Exercise directions
Skip the pictures, please, and write out exactly the lines from the opening of the data through the line containing "from matplotlib.ticker import".

┄┄┄┄┄┄┄┄┄┄┄┄┄┄┄┄┄┄┄┄

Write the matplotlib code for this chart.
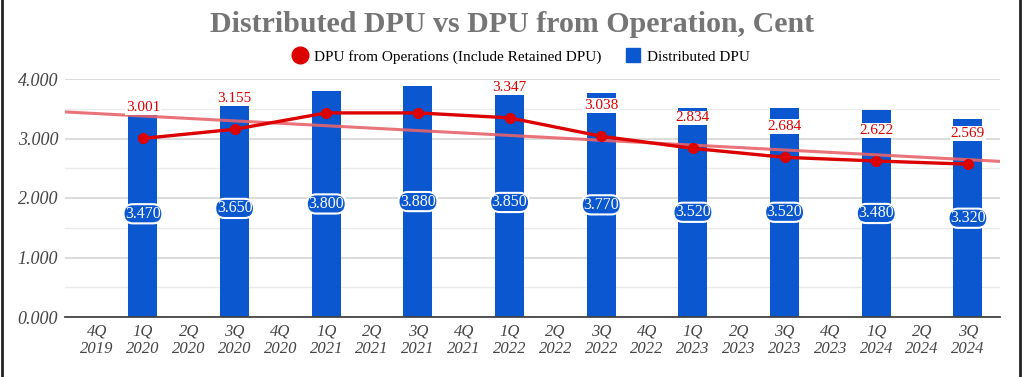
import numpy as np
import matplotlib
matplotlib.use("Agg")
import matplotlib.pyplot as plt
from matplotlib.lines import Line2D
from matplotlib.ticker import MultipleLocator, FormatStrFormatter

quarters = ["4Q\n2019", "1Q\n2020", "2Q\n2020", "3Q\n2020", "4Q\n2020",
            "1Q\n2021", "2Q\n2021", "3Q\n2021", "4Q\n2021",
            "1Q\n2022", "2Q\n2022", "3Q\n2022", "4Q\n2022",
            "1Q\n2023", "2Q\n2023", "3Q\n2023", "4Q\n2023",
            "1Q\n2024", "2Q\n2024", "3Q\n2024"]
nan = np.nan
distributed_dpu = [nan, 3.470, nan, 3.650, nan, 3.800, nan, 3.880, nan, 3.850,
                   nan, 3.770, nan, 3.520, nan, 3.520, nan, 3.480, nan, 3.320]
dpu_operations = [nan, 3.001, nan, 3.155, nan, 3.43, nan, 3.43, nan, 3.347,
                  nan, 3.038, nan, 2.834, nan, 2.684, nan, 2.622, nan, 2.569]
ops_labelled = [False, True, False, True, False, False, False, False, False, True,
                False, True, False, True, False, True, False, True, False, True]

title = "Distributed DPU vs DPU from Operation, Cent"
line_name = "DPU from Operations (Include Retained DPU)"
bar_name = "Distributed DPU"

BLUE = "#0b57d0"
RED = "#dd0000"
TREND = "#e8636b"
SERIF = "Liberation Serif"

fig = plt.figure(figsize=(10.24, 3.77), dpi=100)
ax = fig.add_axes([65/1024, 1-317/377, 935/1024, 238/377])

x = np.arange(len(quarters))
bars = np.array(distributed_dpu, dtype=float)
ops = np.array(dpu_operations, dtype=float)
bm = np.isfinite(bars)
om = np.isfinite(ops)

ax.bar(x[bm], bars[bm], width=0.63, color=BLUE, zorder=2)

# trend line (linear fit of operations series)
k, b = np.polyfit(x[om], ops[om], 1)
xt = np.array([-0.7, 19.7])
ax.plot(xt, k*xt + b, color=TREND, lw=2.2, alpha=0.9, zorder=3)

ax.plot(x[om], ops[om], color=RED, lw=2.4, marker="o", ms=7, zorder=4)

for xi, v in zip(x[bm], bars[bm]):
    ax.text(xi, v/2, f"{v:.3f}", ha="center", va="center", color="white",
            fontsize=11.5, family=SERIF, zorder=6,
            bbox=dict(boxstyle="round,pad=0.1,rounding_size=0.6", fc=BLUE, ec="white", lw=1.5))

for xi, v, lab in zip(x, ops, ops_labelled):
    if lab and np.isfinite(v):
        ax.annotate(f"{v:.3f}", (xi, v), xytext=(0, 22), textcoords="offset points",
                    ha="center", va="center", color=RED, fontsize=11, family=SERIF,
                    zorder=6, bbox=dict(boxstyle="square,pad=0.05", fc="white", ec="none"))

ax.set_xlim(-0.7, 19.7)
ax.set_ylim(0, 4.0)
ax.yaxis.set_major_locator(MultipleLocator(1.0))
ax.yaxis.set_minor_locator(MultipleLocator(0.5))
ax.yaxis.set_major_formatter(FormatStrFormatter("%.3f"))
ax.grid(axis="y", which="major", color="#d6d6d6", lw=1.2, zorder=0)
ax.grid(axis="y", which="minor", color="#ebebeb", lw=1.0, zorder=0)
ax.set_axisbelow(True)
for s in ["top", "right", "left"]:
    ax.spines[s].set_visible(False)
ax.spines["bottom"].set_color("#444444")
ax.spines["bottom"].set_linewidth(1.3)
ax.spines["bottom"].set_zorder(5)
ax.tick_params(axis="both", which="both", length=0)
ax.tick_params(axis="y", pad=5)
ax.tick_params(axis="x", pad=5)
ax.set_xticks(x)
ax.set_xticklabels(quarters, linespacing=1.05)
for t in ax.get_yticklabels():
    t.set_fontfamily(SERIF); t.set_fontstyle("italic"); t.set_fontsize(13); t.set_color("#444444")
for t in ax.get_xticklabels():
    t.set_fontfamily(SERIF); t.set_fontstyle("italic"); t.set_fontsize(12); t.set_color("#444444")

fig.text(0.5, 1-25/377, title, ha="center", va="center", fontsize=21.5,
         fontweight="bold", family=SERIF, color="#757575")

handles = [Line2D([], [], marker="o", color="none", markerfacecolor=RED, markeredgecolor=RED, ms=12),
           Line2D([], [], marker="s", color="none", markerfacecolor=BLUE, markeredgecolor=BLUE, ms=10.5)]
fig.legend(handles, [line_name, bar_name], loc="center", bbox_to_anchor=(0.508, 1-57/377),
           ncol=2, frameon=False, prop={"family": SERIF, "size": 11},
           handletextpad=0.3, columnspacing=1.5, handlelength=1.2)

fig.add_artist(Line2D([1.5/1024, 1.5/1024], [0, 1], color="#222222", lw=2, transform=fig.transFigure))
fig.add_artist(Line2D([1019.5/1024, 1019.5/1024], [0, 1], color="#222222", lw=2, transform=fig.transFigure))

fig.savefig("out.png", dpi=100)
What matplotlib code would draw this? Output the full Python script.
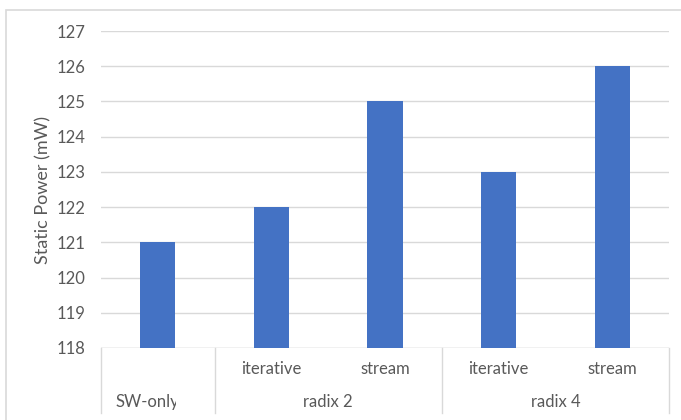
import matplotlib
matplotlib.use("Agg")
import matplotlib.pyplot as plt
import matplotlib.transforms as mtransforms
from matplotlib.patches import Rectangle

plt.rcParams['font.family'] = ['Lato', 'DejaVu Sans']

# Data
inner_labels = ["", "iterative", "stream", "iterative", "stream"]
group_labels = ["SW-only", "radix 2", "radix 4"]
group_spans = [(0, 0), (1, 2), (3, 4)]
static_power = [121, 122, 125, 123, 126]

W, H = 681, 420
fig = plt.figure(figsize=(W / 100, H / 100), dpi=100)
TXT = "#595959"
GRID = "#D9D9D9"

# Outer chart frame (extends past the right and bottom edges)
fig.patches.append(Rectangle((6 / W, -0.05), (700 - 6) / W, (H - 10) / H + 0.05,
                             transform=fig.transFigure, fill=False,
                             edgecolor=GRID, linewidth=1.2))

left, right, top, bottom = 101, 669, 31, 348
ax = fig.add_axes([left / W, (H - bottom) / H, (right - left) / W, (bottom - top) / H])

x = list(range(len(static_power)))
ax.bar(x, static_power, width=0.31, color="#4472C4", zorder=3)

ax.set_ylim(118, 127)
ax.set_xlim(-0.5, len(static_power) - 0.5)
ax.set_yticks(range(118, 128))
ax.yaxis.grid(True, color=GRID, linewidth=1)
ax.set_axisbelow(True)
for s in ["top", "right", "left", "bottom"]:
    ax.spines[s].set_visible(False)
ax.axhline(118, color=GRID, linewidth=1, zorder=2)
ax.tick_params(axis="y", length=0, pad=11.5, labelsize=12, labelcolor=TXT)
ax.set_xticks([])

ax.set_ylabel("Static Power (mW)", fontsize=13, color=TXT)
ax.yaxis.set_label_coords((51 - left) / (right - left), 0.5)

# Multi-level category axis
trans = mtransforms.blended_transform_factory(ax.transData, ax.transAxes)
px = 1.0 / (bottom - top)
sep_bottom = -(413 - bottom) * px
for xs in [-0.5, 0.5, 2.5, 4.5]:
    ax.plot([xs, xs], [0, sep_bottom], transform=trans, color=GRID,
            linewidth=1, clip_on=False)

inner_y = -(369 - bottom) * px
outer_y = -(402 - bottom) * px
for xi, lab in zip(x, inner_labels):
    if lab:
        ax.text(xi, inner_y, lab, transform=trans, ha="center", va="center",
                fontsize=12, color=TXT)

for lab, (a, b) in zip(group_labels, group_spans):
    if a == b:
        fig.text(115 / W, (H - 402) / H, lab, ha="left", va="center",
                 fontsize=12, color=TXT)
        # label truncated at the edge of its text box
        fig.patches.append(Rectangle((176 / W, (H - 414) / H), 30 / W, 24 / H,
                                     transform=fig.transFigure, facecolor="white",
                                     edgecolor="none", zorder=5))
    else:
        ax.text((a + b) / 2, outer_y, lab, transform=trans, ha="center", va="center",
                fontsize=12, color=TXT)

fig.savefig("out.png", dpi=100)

┄┄┄┄┄┄┄┄┄┄┄┄┄┄┄┄┄┄┄┄

Response
Write the matplotlib code for this chart.
import numpy as np
import matplotlib
matplotlib.use("Agg")
import matplotlib.pyplot as plt
from matplotlib.lines import Line2D
from matplotlib.ticker import MultipleLocator, FormatStrFormatter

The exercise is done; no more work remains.